Urban areas concentrate heat through modification of land surfaces, energy use, and urban geometry, producing urban heat islands that are often several degrees Celsius warmer than surrounding countryside. Timothy R. Oke University of British Columbia characterized how built materials, reduced vegetation, and canyon-like streets trap heat, establishing a framework for how cities alter local climates. Michael L. Imhoff NASA Goddard Space Flight Center used satellite thermal imagery to map urban thermal signatures and showed how expanding impervious surfaces intensify warming over wider regions. Together these findings link urban form to measurable temperature patterns that influence ecological systems beyond city limits.
Causes and mechanisms
The primary drivers are surface properties, waste heat from buildings and transportation, and altered atmospheric mixing. Dark pavements and roofing increase solar absorption, while sealed surfaces reduce infiltration and evapotranspiration, lowering natural cooling. Urban geometry can limit nocturnal heat loss, sustaining elevated temperatures. Local vegetation cover and water management greatly modulate these effects, so cities with extensive green infrastructure show weaker heat islands. Oke’s observational work highlights how scale and morphology determine intensity, while Imhoff’s remote sensing demonstrates spatial extent as urban areas grow.

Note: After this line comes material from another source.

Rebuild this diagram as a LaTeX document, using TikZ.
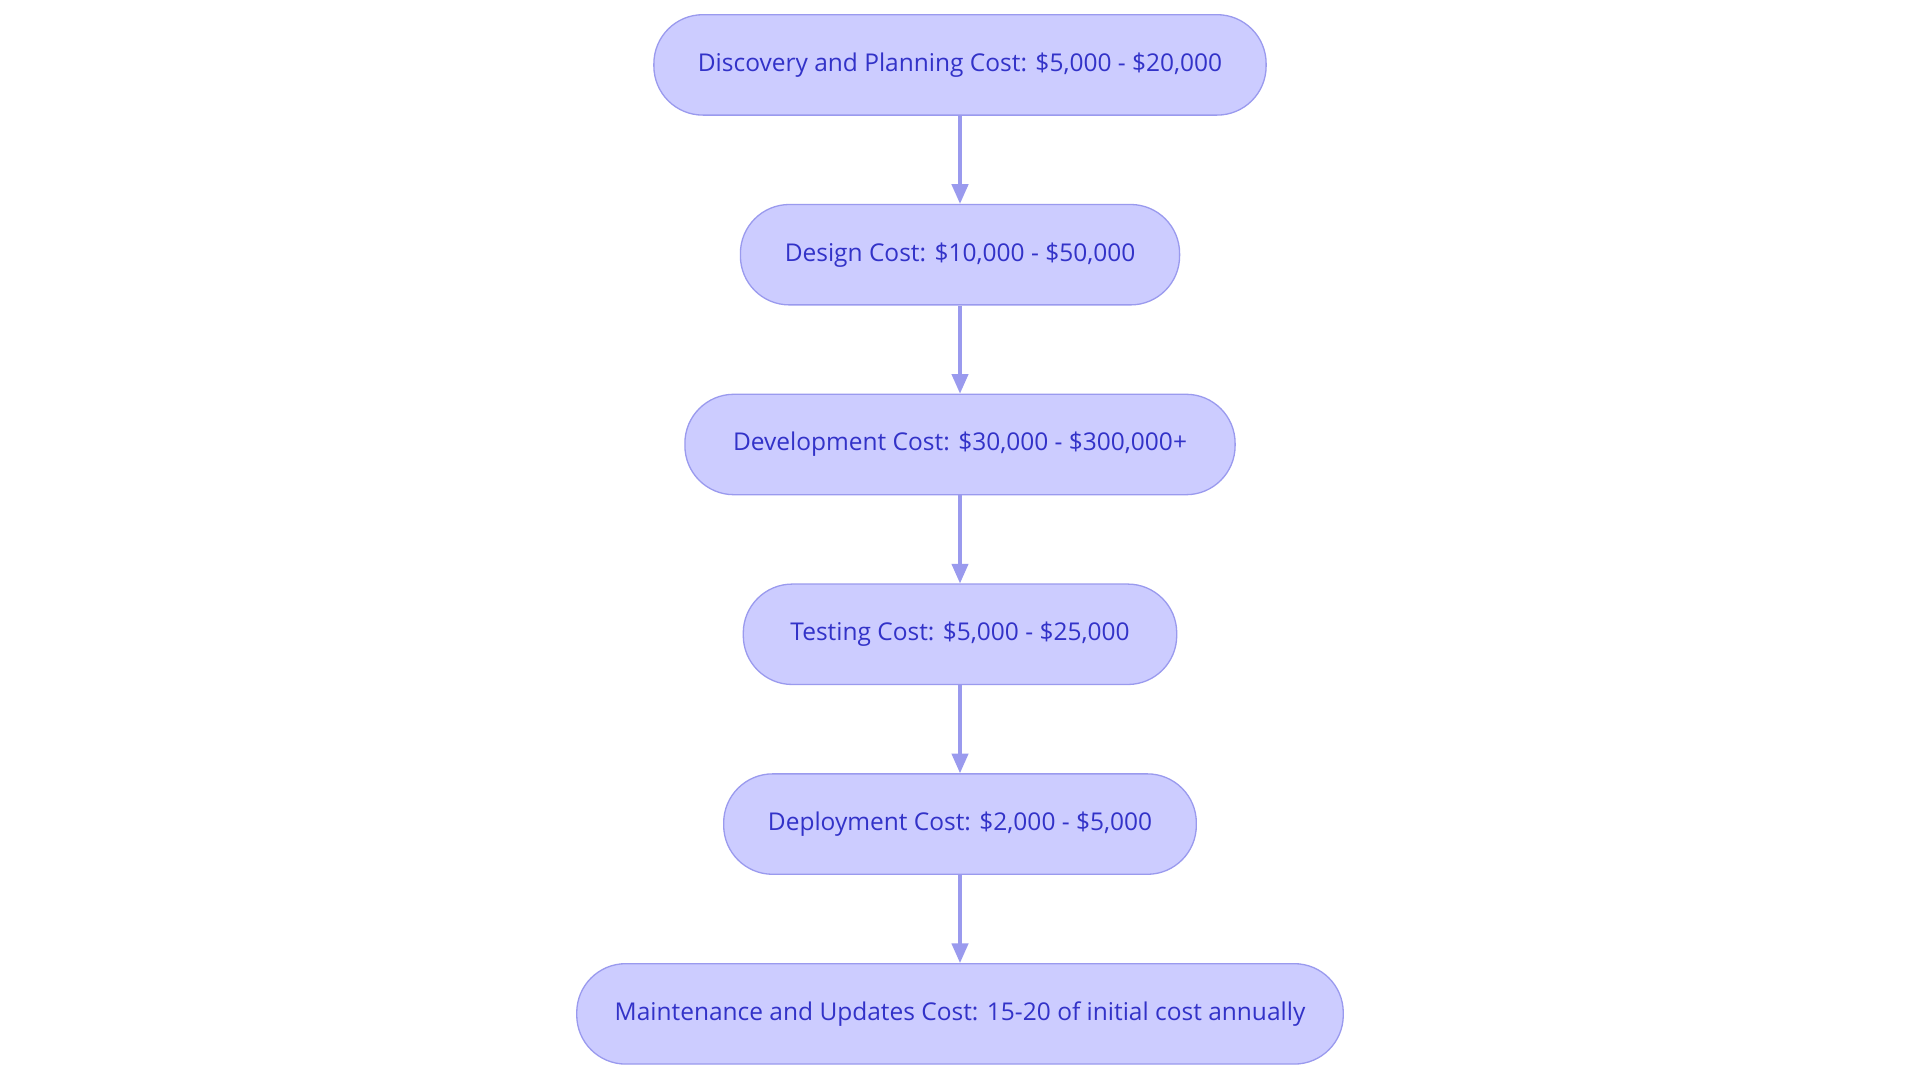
\documentclass[tikz,border=0pt]{standalone}
\usepackage{fontspec}
\setmainfont{Open Sans}
\usetikzlibrary{arrows.meta}
\definecolor{fillc}{HTML}{CCCCFF}
\definecolor{linec}{HTML}{9A9AEE}
\definecolor{textc}{HTML}{3232C8}
\begin{document}
\begin{tikzpicture}[x=0.75pt,y=-0.75pt,
  box/.style={draw=linec,fill=fillc,line width=0.8pt,rounded corners=30pt,minimum height=61.5pt,text=textc,font=\fontsize{15}{17}\selectfont,inner sep=0pt},
  conn/.style={draw=linec,line width=2pt,-{Triangle[length=12pt,width=10pt]}}]
\useasboundingbox (0,0) rectangle (1568,884);
\fill[white] (0,0) rectangle (1568,884);
\node[box,minimum width=375pt] (a) at (784,53) {Discovery and Planning Cost: \$5,000 - \$20,000};
\node[box,minimum width=269pt] (b) at (784,208) {Design Cost: \$10,000 - \$50,000};
\node[box,minimum width=337pt] (c) at (784,363) {Development Cost: \$30,000 - \$300,000+};
\node[box,minimum width=265.5pt] (d) at (784,518) {Testing Cost: \$5,000 - \$25,000};
\node[box,minimum width=289.5pt] (e) at (784,673) {Deployment Cost: \$2,000 - \$5,000};
\node[box,minimum width=469.5pt] (f) at (784,828) {Maintenance and Updates Cost: 15-20 of initial cost annually};
\draw[conn] (a) -- (b);
\draw[conn] (b) -- (c);
\draw[conn] (c) -- (d);
\draw[conn] (d) -- (e);
\draw[conn] (e) -- (f);
\end{tikzpicture}
\end{document}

Ecological consequences and social nuance
Elevated urban temperatures shift phenology, favoring earlier flowering and longer growing seasons for some species while stressing cold-adapted flora and fauna. These shifts can facilitate range expansion of thermophilic pests and invasive plants into peri-urban and rural lands, altering community composition and trophic interactions. Warmer conditions also increase ozone formation and alter hydrology through intensified evaporation and altered stormwater runoff, affecting aquatic ecosystems downstream. Socioeconomic patterns interact with these ecological outcomes: Juliana Maantay Hunter College City University of New York documents that lower-income and marginalized neighborhoods often have less tree canopy and more heat-retaining surfaces, concentrating exposure and influencing local ecological services. Territorial planning decisions—zoning, green space allocation, and infrastructure—therefore mediate whether urban warming produces localized impacts or broader regional ecological shifts.
Understanding urban heat islands as drivers of ecological change underscores the importance of integrated urban design and regional conservation. By reducing impervious cover, increasing vegetation, and managing waste heat, cities can lessen thermal forcing and slow some ecological transitions, while policies attentive to equity ensure benefits reach the most affected communities. Addressing urban heat is thus both an ecological and social imperative.